Several audience members pressed Babb on eminent domain, the power of the government to take private property without the owner’s consent for the public good, expressing concern that local governments would take land for economics development.

Babb noted that local governments already have that power, and he said that he could not see the commissioners using eminent domain to take property from one owner and giving it to another.

“I’m not saying we wouldn’t use eminent domain, but I think it should be for a road or a park or something like that,” he said.

After the meeting, Babb said that if the TAD referendums on the November ballot are going to pass, supporters are going to have to overcome such concerns. Voters rejected TAD referendums three years ago.

Whitfield voters will also decide on whether to allow the Sunday sale of beer and wine in unincorporated parts of the county in November. Babb said that is also an economic development issue. He noted that Dalton as well as surrounding areas already allow such sales and that puts businesses in the county at a disadvantage. He said permitting the Sunday sale of alcohol by the drink will make it easier to attract hotels and motels and restaurants to unincorporated parts of the county.

Babb also talked about county finances. He noted that Whitfield County is one of just seven of Georgia’s 159 counties that does not have a SPLOST. That means that all of the county’s capital expenses — such as fire trucks, any new fire stations, road repairs — must come out of the general budget.

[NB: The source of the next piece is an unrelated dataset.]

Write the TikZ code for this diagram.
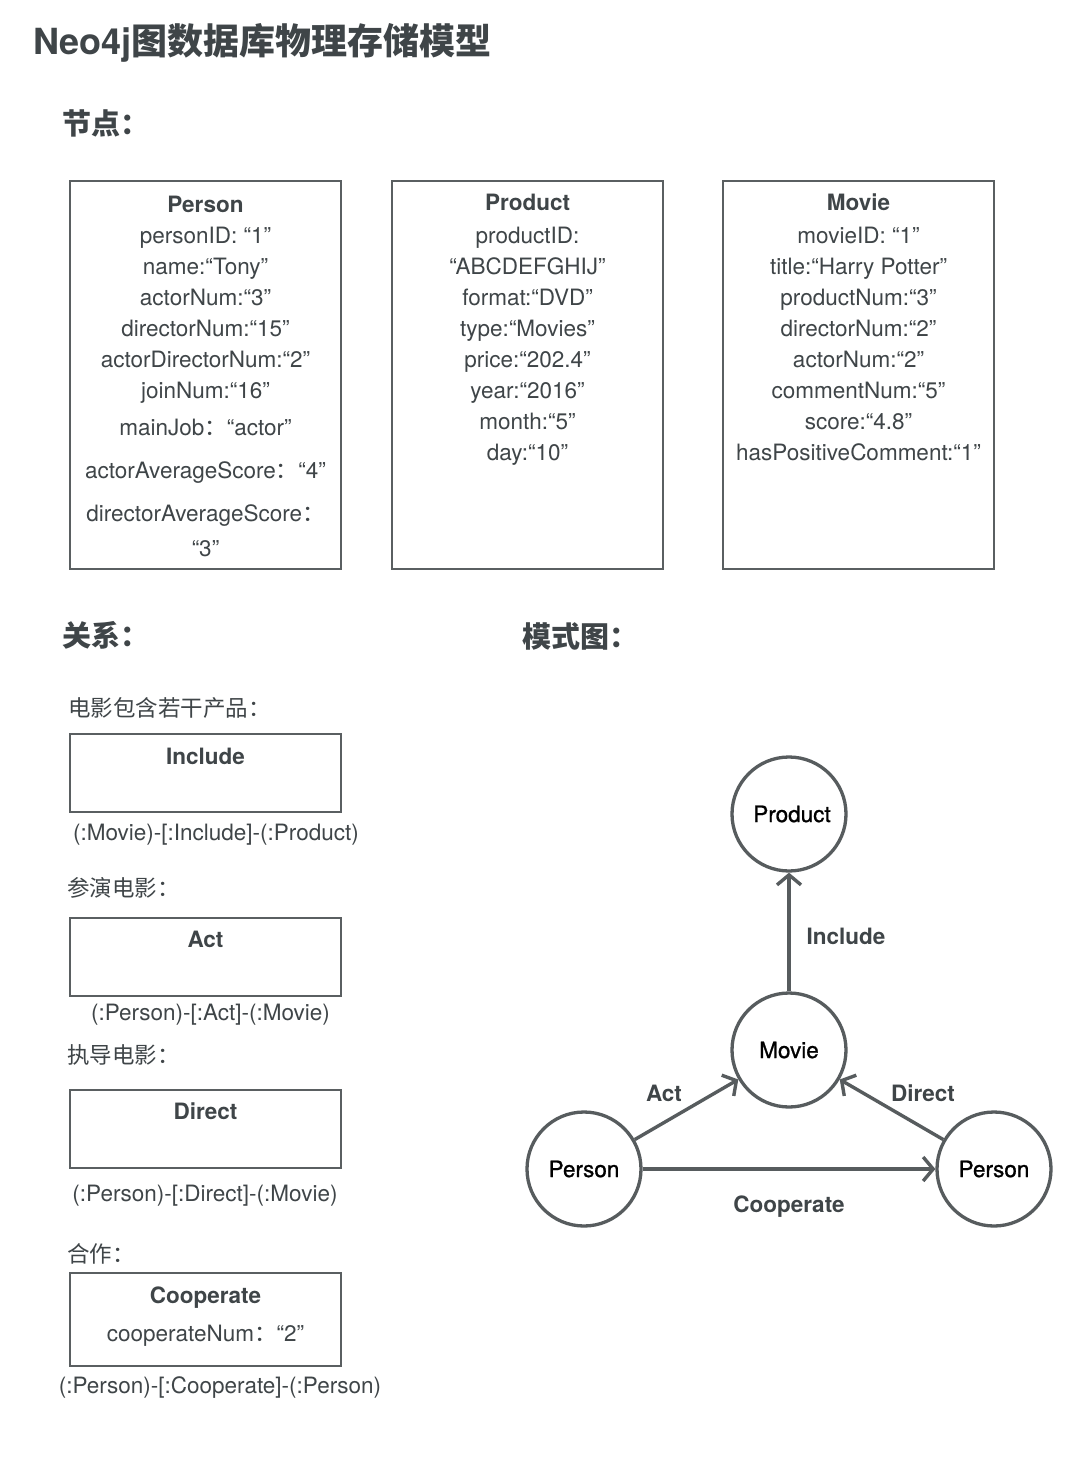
\documentclass[tikz,border=0pt]{standalone}
\usepackage{fontspec}
\setmainfont{TeX Gyre Heros}
\newfontfamily\cjk{Noto Sans CJK SC}
\newfontfamily\medfont[FakeBold=1.0]{TeX Gyre Heros}
\usetikzlibrary{arrows.meta}
\definecolor{txtc}{HTML}{3F4548}
\definecolor{bord}{HTML}{5A5F61}
\definecolor{circc}{HTML}{575C5E}
\begin{document}
\begin{tikzpicture}[x=1pt,y=-1pt,
  every node/.style={inner sep=0pt, outer sep=0pt},
  body/.style={font=\fontsize{22.5}{26}\selectfont, text=txtc, anchor=base},
  bbody/.style={font=\fontsize{22.5}{26}\selectfont\bfseries, text=txtc, anchor=base},
  lbody/.style={font=\fontsize{22.5}{26}\selectfont, text=txtc, anchor=base west},
  head/.style={font=\fontsize{29}{34}\selectfont\bfseries, text=txtc, anchor=base west},
  box/.style={draw=bord, line width=2pt, anchor=north west, minimum width=271pt},
  circ/.style={circle, draw=circc, line width=3.3pt, minimum size=114pt, outer sep=1.65pt,
    font=\fontsize{22.5}{26}\medfont, text=black},
  arr/.style={draw=circc, line width=3.4pt, -{Straight Barb[length=10pt, width=24pt]}},
  elab/.style={font=\fontsize{22.5}{26}\selectfont\bfseries, text=txtc, anchor=base}
]
\fill[white] (0,0) rectangle (1088,1458);
\useasboundingbox (0,0) rectangle (1088,1458);

% title and headings
\node[anchor=base west, font=\fontsize{36}{40}\selectfont\bfseries, text=txtc] (title) at (33,55) {Neo4j{\cjk 图数据库物理存储模型}};
\node[head] (hnodes) at (62,135) {\cjk 节点：};
\node[head] (hrels) at (62,646) {\cjk 关系：};
\node[head] (hschema) at (522,647) {\cjk 模式图：};

% node boxes
\node[box, minimum height=388pt] (personbox) at (70,181) {};
\node[box, minimum height=388pt] (productbox) at (392,181) {};
\node[box, minimum height=388pt] (moviebox) at (723,181) {};

\node[bbody] (pa0) at (205.5,212) {Person};
\node[body] (pa1) at (205.5,243) {personID: “1”};
\node[body] (pa2) at (205.5,274) {name:“Tony”};
\node[body] (pa3) at (205.5,305) {actorNum:“3”};
\node[body] (pa4) at (205.5,336) {directorNum:“15”};
\node[body] (pa5) at (205.5,367) {actorDirectorNum:“2”};
\node[body] (pa6) at (205.5,398) {joinNum:“16”};
\node[body] (pa7) at (205.5,435) {mainJob{\cjk ：}“actor”};
\node[body] (pa8) at (205.5,478) {actorAverageScore{\cjk ：}“4”};
\node[body] (pa9) at (205.5,521) {directorAverageScore{\cjk ：}};
\node[body] (pa10) at (205.5,556) {“3”};

\node[bbody] (pr0) at (527.5,211) {Product};
\node[body] (pr1) at (527.5,243) {productID:};
\node[body] (pr2) at (527.5,274) {“ABCDEFGHIJ”};
\node[body] (pr3) at (527.5,305) {format:“DVD”};
\node[body] (pr4) at (527.5,336) {type:“Movies”};
\node[body] (pr5) at (527.5,367) {price:“202.4”};
\node[body] (pr6) at (527.5,398) {year:“2016”};
\node[body] (pr7) at (527.5,429) {month:“5”};
\node[body] (pr8) at (527.5,460) {day:“10”};

\node[bbody] (mv0) at (858.5,211) {Movie};
\node[body] (mv1) at (858.5,243) {movieID: “1”};
\node[body] (mv2) at (858.5,274) {title:“Harry Potter”};
\node[body] (mv3) at (858.5,305) {productNum:“3”};
\node[body] (mv4) at (858.5,336) {directorNum:“2”};
\node[body] (mv5) at (858.5,367) {actorNum:“2”};
\node[body] (mv6) at (858.5,398) {commentNum:“5”};
\node[body] (mv7) at (858.5,429) {score:“4.8”};
\node[body] (mv8) at (858.5,460) {hasPositiveComment:“1”};

% relation boxes
\node[lbody] (s1) at (68,716) {\cjk 电影包含若干产品：};
\node[box, minimum height=78pt] (incbox) at (70,734) {};
\node[bbody] (inct) at (205.5,764) {Include};
\node[body] (incp) at (216,840) {(:Movie)-[:Include]-(:Product)};

\node[lbody] (s2) at (67,896) {\cjk 参演电影：};
\node[box, minimum height=78pt] (actbox) at (70,918) {};
\node[bbody] (actt) at (205.5,947) {Act};
\node[body] (actp) at (210.5,1020) {(:Person)-[:Act]-(:Movie)};

\node[lbody] (s3) at (67,1063) {\cjk 执导电影：};
\node[box, minimum height=78pt] (dirbox) at (70,1090) {};
\node[bbody] (dirt) at (205.5,1119) {Direct};
\node[body] (dirp) at (205,1201) {(:Person)-[:Direct]-(:Movie)};

\node[lbody] (s4) at (67,1262) {\cjk 合作：};
\node[box, minimum height=93pt] (coobox) at (70,1273) {};
\node[bbody] (coot) at (205.5,1303) {Cooperate};
\node[body] (coon) at (205.5,1341) {cooperateNum{\cjk ：}“2”};
\node[body] (coop) at (220,1393) {(:Person)-[:Cooperate]-(:Person)};

% schema graph
\node[circ] (product) at (789,814) {\hspace*{6pt}Product};
\node[circ] (movie) at (789,1050) {Movie};
\node[circ] (person1) at (584,1169) {Person};
\node[circ] (person2) at (994,1169) {Person};

\draw[arr] (movie) -- (product);
\draw[arr] (person1) -- (movie);
\draw[arr] (person2) -- (movie);
\draw[arr] (person1) -- (person2);

\node[elab] (linc) at (846,944) {Include};
\node[elab] (lact) at (664,1101) {Act};
\node[elab] (ldir) at (923,1101) {Direct};
\node[elab] (lcoo) at (789,1212) {Cooperate};
\end{tikzpicture}
\end{document}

Meanwhile, he said, just 21 counties in Georgia have lower maintenance and operations property taxes than Whitfield.

That is why, he said, commissioners plan to ask voters to approve a SPLOST during a special election in March 2015.

“That will be the only item on the ballot,” he said.

Babb said commissioners are still developing a list of the projects that SPLOST would fund as well as deciding how long it will last, and producing an estimate of how much revenue it will raise.